Phantom Menaces
In his mathematical fantasy Flatland, Abbott imagined a 2-dimensional world whose inhabitants have a hard time understanding the mysteries of the third dimension. In its own way, our public discourse is also a Flatland; but what Americans have trouble comprehending, besides an argument more than two sentences long, is anything that takes more than a few months to take place. Our politicians are never penalized for promoting policies that will obviously harm us over the long or even the medium haul. Reagan ran up the deficit back in the ‘80s, but the consequences of his financial policies were perfectly invisible. The economic growth we missed out on as a result wasn’t anything you could see, feel, or make a headline about. Indeed, the bad consequence is the area between two curves, the increase in wealth we would have had with lower interest rates and the actual increase. Try running a political ad on the basis of that calculus problem!

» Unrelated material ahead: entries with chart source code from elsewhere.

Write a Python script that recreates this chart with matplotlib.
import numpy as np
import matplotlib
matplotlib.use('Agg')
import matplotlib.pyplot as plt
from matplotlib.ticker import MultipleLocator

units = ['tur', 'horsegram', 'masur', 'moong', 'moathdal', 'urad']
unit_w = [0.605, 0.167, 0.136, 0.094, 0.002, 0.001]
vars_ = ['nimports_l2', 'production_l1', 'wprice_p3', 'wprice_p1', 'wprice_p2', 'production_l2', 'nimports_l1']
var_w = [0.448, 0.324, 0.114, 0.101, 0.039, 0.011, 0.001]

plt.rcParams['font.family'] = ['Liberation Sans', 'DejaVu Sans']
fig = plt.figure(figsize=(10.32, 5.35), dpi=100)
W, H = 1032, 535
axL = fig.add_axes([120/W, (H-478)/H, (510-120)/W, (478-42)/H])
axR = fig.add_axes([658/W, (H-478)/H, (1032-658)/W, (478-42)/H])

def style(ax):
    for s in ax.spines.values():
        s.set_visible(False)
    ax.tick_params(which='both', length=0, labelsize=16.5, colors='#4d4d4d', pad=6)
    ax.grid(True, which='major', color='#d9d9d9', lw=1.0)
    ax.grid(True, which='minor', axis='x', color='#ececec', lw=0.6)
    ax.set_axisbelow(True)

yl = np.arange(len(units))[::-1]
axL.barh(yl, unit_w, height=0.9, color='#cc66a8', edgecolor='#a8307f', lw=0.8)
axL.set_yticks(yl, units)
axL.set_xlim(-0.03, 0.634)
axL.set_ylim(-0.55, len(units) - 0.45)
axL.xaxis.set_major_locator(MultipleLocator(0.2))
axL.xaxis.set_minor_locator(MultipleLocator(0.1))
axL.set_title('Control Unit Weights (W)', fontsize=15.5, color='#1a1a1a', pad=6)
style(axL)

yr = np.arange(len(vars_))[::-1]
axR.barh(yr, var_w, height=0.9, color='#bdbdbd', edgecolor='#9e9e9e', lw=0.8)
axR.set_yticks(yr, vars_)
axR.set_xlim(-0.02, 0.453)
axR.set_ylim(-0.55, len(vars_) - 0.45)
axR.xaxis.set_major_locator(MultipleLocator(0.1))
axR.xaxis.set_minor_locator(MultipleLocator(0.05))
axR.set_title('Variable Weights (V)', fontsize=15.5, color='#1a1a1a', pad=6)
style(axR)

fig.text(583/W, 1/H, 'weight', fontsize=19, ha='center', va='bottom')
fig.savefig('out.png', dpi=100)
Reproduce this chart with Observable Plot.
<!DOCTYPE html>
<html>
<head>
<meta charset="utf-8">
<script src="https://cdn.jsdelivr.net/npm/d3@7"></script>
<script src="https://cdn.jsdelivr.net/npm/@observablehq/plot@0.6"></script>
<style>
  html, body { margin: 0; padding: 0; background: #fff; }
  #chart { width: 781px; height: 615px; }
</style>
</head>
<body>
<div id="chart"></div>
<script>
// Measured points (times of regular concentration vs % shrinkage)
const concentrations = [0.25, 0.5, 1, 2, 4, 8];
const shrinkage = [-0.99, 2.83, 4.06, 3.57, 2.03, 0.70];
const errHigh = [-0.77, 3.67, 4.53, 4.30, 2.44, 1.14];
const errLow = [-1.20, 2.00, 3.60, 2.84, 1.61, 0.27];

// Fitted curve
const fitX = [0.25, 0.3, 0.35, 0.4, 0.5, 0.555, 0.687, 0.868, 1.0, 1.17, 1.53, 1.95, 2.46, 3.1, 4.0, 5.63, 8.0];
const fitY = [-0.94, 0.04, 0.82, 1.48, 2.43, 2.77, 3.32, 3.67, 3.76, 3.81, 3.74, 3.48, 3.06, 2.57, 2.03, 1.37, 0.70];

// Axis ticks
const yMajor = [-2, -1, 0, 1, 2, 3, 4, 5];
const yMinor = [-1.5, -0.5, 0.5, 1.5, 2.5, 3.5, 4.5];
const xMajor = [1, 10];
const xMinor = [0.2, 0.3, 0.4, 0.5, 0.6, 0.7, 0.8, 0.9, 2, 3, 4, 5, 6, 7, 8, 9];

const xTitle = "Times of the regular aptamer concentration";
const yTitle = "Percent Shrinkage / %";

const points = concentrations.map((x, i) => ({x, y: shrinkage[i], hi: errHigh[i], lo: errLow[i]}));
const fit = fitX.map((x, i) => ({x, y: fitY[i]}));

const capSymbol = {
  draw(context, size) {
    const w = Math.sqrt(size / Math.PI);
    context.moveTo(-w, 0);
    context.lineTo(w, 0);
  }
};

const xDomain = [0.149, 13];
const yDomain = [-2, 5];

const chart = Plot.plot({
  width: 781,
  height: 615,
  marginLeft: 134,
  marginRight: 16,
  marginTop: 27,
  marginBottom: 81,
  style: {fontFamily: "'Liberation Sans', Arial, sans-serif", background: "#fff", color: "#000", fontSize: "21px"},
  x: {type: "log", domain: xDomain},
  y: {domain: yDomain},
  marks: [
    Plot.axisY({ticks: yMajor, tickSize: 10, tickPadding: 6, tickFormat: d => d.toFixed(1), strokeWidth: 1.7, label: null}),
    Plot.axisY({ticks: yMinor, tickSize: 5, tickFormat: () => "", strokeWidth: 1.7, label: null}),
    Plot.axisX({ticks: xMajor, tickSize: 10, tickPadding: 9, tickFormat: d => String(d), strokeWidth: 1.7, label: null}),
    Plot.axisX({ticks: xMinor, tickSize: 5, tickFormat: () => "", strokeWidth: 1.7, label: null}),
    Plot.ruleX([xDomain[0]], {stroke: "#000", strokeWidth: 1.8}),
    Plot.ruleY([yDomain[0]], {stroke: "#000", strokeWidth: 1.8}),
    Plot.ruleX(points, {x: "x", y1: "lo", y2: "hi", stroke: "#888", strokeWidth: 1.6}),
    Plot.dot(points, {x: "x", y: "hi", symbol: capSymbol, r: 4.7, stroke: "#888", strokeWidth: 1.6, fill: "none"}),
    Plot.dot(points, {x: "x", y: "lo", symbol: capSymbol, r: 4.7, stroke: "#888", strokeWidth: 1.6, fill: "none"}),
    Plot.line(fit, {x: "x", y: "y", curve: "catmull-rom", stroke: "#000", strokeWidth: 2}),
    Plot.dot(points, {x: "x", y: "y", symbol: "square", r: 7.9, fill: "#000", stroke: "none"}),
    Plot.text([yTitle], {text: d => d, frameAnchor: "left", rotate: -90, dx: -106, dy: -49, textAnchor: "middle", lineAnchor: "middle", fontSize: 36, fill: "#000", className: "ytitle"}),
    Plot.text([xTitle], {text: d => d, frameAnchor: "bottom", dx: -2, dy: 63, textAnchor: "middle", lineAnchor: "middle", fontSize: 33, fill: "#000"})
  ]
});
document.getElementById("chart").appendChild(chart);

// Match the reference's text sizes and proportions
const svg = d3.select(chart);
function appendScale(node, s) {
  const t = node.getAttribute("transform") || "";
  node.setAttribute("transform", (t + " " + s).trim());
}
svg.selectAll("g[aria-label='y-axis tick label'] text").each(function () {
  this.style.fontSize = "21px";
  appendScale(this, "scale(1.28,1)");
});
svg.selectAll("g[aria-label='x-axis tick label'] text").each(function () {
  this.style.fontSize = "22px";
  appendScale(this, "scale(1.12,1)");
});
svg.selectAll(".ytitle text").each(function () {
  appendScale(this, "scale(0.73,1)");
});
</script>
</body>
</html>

Incidentally, I don’t think the more thoughtful Republicans are unaware of the predictable consequences of their economic policies. Some of them may be counting on the Rapture to zero out their MasterCards, but for many of them the advantages of a big national debt outweigh its costs. Over and beyond bankrupting and perhaps destroying the social programs the Right hates, deficit financing results in vastly better yields for bondholders. To a remarkable extent, the Republican platform is a very well thought out answer to the exam question, “How do we get people who work for a living to support those who don’t work at all?”